THE INPUT:
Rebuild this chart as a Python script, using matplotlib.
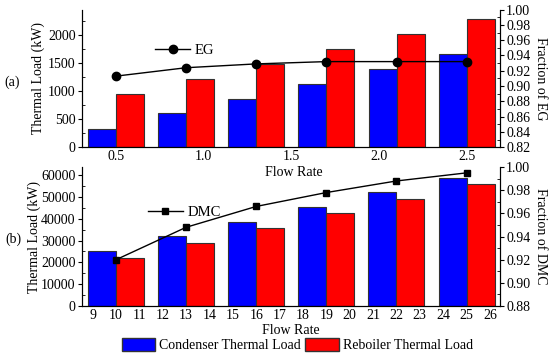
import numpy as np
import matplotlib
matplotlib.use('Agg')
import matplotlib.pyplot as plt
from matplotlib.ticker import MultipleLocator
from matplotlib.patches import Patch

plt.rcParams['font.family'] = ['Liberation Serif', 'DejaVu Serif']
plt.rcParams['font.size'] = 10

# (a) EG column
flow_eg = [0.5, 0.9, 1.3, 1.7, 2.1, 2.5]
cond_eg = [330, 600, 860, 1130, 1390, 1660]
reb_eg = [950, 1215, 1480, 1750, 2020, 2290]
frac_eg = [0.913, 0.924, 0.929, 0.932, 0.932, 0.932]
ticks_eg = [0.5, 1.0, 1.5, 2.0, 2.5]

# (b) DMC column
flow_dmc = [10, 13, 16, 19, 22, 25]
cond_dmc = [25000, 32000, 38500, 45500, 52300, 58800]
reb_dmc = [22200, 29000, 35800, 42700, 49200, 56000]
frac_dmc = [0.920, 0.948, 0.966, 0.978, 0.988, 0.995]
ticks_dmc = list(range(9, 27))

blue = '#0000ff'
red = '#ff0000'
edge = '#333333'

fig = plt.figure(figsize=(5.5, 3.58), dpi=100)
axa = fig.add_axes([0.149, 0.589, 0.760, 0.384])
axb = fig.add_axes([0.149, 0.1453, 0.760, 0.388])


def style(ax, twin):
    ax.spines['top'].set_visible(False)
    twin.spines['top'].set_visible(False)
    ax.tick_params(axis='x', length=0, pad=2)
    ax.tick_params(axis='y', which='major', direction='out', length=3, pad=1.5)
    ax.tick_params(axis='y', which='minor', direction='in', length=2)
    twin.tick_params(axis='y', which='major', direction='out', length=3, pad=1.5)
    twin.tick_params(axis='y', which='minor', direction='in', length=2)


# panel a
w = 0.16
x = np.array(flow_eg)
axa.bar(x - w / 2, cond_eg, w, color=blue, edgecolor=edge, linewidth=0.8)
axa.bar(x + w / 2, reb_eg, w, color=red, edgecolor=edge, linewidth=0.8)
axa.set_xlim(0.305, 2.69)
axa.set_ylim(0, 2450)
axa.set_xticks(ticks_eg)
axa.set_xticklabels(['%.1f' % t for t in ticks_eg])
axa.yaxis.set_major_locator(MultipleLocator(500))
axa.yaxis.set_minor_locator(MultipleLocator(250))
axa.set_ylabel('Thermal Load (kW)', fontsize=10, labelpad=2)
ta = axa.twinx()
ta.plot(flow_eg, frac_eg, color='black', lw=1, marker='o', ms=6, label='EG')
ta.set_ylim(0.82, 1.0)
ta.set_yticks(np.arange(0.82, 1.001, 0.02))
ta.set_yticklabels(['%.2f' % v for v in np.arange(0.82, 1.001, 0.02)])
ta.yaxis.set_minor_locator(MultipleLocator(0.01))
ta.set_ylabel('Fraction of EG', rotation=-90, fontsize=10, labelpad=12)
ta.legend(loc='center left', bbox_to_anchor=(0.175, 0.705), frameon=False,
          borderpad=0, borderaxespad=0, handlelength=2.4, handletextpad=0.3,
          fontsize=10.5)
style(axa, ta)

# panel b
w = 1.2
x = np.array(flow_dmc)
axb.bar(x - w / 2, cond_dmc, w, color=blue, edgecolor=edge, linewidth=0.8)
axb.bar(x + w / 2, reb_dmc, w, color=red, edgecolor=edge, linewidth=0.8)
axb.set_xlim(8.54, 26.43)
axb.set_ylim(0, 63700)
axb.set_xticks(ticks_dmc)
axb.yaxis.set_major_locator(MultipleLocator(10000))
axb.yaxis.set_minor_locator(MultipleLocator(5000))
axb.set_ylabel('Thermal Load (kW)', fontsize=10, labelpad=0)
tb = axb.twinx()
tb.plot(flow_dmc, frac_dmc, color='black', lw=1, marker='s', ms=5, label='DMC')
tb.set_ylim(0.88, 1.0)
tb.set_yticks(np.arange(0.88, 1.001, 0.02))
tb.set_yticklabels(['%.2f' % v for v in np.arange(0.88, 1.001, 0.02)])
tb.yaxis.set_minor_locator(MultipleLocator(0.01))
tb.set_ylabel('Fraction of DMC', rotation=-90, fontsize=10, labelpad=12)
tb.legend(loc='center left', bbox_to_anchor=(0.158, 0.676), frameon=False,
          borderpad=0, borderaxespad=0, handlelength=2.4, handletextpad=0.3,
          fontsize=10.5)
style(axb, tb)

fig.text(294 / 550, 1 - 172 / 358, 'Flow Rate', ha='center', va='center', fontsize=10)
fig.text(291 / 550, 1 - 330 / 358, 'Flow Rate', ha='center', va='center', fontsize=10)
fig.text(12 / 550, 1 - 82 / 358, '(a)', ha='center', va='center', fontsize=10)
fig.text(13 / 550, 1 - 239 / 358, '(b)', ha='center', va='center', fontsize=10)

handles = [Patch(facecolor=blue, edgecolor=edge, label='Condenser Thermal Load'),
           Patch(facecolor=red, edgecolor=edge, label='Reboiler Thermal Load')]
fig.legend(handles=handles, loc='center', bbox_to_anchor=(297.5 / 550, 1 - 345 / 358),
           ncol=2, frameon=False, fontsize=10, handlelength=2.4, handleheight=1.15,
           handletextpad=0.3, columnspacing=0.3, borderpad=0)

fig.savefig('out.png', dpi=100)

--

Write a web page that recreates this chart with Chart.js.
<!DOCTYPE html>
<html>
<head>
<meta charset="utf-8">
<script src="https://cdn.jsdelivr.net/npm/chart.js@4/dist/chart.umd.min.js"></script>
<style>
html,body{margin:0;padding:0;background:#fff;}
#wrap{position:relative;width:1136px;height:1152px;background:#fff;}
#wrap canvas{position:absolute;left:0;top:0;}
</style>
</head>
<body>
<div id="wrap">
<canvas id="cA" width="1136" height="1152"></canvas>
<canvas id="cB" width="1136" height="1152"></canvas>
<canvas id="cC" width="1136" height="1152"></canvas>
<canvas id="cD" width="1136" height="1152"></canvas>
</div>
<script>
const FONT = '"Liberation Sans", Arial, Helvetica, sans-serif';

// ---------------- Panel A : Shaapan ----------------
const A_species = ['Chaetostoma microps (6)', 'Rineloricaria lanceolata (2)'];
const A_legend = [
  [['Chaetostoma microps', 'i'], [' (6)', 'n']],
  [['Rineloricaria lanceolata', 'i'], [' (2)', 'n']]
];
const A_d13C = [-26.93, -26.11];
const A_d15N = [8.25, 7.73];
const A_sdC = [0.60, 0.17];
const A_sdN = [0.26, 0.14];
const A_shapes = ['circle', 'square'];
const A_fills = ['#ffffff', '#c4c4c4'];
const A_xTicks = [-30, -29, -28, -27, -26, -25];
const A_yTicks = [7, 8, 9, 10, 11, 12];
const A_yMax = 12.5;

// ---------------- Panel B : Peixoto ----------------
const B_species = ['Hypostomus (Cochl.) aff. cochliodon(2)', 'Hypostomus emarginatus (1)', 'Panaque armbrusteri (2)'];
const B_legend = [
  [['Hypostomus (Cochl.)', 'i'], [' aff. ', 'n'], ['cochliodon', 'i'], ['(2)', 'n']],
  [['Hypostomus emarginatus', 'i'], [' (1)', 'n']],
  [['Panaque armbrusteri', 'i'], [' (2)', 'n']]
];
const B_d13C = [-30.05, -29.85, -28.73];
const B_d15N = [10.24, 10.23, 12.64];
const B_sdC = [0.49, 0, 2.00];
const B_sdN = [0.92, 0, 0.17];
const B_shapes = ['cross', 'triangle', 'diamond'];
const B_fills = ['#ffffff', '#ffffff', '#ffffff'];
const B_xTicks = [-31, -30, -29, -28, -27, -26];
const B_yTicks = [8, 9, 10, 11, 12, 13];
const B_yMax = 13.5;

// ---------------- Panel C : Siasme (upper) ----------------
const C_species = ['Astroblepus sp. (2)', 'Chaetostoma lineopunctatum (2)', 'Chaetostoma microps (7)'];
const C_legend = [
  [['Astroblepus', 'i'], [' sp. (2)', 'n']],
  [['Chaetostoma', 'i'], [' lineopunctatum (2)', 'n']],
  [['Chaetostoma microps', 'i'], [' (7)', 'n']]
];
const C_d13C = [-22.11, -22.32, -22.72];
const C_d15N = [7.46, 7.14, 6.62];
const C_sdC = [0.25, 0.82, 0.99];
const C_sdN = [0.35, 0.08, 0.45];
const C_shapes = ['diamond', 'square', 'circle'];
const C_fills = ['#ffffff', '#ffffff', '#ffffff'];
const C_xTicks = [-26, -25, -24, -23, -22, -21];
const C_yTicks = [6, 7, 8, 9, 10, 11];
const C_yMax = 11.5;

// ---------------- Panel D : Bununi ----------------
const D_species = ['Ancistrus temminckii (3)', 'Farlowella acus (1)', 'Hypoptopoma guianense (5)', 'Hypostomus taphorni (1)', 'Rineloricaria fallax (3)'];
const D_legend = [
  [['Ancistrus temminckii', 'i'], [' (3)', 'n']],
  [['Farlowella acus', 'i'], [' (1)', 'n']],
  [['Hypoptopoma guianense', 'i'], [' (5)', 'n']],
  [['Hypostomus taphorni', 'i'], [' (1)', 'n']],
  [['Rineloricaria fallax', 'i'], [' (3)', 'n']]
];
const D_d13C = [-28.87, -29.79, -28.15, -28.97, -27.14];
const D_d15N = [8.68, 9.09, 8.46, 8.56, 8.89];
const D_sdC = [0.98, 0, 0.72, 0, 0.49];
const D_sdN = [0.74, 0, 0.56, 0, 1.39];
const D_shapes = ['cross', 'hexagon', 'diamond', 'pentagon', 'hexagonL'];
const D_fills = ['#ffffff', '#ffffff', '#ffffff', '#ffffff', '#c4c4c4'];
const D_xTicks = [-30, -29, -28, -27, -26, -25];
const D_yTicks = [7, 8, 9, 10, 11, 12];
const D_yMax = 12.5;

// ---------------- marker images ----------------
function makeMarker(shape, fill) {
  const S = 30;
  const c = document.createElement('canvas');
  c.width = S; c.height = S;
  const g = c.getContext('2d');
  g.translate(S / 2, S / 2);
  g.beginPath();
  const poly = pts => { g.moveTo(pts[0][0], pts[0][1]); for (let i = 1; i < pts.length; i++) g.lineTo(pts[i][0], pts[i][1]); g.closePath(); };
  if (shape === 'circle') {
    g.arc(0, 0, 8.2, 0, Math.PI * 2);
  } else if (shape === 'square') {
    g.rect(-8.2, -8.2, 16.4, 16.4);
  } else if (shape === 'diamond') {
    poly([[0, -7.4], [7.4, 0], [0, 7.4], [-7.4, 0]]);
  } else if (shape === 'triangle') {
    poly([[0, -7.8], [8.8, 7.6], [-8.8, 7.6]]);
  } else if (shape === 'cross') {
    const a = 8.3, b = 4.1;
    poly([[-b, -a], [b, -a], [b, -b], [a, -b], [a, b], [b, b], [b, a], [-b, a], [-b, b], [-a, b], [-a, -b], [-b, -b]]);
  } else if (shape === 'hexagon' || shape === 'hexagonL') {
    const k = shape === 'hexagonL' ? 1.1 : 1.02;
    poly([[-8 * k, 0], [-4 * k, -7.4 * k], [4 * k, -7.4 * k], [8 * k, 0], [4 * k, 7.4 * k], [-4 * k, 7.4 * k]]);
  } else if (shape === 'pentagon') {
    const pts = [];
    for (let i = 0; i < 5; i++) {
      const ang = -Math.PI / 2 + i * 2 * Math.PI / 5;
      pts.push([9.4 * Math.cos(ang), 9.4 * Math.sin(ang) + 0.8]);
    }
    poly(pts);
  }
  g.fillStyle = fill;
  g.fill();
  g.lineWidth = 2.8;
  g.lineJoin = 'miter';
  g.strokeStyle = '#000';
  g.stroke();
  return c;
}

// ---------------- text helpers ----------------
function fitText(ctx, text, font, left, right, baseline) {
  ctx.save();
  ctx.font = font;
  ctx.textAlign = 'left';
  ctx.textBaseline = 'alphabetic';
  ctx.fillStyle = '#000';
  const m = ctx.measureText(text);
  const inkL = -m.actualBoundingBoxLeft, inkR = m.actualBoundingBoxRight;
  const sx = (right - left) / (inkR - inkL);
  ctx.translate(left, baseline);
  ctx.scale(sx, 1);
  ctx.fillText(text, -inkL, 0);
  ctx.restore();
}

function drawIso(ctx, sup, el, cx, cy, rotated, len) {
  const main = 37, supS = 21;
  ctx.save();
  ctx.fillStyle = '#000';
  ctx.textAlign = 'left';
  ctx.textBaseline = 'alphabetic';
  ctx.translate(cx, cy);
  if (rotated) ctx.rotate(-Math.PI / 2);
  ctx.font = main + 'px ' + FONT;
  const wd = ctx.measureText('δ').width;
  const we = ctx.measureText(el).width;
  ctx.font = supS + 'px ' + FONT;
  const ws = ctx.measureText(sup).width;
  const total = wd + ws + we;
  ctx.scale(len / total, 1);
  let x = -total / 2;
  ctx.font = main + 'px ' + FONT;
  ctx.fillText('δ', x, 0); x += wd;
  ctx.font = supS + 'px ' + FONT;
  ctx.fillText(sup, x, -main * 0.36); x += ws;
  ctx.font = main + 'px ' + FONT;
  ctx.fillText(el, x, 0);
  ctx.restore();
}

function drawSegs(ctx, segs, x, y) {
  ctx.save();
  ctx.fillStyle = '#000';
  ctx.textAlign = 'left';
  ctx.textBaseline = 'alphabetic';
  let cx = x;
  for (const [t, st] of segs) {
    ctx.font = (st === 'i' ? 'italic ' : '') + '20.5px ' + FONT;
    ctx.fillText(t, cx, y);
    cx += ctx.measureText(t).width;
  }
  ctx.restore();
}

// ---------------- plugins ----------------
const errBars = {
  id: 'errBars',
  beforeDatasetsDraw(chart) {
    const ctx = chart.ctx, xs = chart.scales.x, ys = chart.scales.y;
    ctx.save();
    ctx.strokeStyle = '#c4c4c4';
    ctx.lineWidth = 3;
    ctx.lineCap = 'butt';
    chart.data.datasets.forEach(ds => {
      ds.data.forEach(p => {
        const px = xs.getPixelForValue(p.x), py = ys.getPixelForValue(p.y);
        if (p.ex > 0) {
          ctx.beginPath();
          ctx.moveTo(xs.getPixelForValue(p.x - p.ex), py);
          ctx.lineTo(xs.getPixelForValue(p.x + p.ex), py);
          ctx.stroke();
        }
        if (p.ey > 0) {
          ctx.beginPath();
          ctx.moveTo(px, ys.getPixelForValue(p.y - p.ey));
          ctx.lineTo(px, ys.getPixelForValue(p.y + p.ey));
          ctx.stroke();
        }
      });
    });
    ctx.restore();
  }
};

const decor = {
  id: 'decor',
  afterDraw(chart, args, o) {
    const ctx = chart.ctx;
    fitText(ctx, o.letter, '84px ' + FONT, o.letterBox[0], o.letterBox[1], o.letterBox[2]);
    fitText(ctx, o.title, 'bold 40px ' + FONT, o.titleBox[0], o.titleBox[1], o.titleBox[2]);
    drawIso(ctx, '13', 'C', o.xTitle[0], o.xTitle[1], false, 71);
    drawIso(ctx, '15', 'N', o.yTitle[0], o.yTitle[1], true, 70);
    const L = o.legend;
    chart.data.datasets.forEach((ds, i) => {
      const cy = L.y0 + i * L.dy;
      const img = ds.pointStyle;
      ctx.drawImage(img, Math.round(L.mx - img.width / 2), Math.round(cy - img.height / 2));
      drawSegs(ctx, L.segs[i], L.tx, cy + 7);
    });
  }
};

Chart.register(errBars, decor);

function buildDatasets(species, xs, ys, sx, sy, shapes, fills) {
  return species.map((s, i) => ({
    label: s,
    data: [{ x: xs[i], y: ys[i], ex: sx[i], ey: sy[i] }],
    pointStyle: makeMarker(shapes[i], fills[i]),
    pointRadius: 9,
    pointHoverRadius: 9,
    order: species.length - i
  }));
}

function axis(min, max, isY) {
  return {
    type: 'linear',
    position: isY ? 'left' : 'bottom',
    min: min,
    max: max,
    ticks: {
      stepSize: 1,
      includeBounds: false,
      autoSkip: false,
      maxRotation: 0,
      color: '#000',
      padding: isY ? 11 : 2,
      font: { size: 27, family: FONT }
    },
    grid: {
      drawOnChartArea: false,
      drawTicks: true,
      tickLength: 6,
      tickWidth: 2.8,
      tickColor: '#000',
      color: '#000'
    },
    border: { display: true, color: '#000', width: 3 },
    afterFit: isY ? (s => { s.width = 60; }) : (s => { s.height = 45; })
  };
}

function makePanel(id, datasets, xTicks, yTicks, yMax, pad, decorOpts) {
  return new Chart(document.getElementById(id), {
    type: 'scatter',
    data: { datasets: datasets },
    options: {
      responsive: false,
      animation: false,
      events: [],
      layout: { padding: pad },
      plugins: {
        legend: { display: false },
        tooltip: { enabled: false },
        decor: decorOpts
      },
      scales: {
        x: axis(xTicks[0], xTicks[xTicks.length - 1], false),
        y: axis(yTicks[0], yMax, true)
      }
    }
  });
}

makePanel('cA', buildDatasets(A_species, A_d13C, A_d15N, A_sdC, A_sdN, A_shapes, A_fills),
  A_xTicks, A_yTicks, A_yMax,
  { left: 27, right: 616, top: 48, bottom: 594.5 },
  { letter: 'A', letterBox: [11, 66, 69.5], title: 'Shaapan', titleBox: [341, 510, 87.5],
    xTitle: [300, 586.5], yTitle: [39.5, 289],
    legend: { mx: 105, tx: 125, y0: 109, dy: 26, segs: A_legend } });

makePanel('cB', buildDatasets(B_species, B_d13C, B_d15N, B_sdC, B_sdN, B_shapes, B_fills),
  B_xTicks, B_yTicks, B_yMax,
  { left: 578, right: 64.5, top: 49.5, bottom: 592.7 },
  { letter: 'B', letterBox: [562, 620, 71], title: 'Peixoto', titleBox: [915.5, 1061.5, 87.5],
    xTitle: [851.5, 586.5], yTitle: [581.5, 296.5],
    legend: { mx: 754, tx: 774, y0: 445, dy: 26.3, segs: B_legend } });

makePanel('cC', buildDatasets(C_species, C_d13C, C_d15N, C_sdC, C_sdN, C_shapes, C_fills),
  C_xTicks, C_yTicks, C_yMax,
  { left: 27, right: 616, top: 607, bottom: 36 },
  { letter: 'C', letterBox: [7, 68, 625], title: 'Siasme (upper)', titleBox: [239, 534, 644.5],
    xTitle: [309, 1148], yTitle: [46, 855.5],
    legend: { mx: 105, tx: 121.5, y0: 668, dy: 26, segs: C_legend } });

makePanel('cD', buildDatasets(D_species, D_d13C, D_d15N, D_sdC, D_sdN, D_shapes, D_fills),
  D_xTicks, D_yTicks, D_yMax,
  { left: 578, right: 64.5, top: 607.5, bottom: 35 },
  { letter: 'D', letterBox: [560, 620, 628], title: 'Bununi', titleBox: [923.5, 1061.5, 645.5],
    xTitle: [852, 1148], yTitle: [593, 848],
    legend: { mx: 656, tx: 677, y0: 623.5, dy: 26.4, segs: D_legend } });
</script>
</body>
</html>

TASK PROMPT: Leave out the pictures and quote exactly the lines from the one where "Rebuild this chart" appears to the one where "plt.rcParams['font.size'] = 10" appears, both ends counted.

ANSWER FOR THE TASK:
Rebuild this chart as a Python script, using matplotlib.
import numpy as np
import matplotlib
matplotlib.use('Agg')
import matplotlib.pyplot as plt
from matplotlib.ticker import MultipleLocator
from matplotlib.patches import Patch

plt.rcParams['font.family'] = ['Liberation Serif', 'DejaVu Serif']
plt.rcParams['font.size'] = 10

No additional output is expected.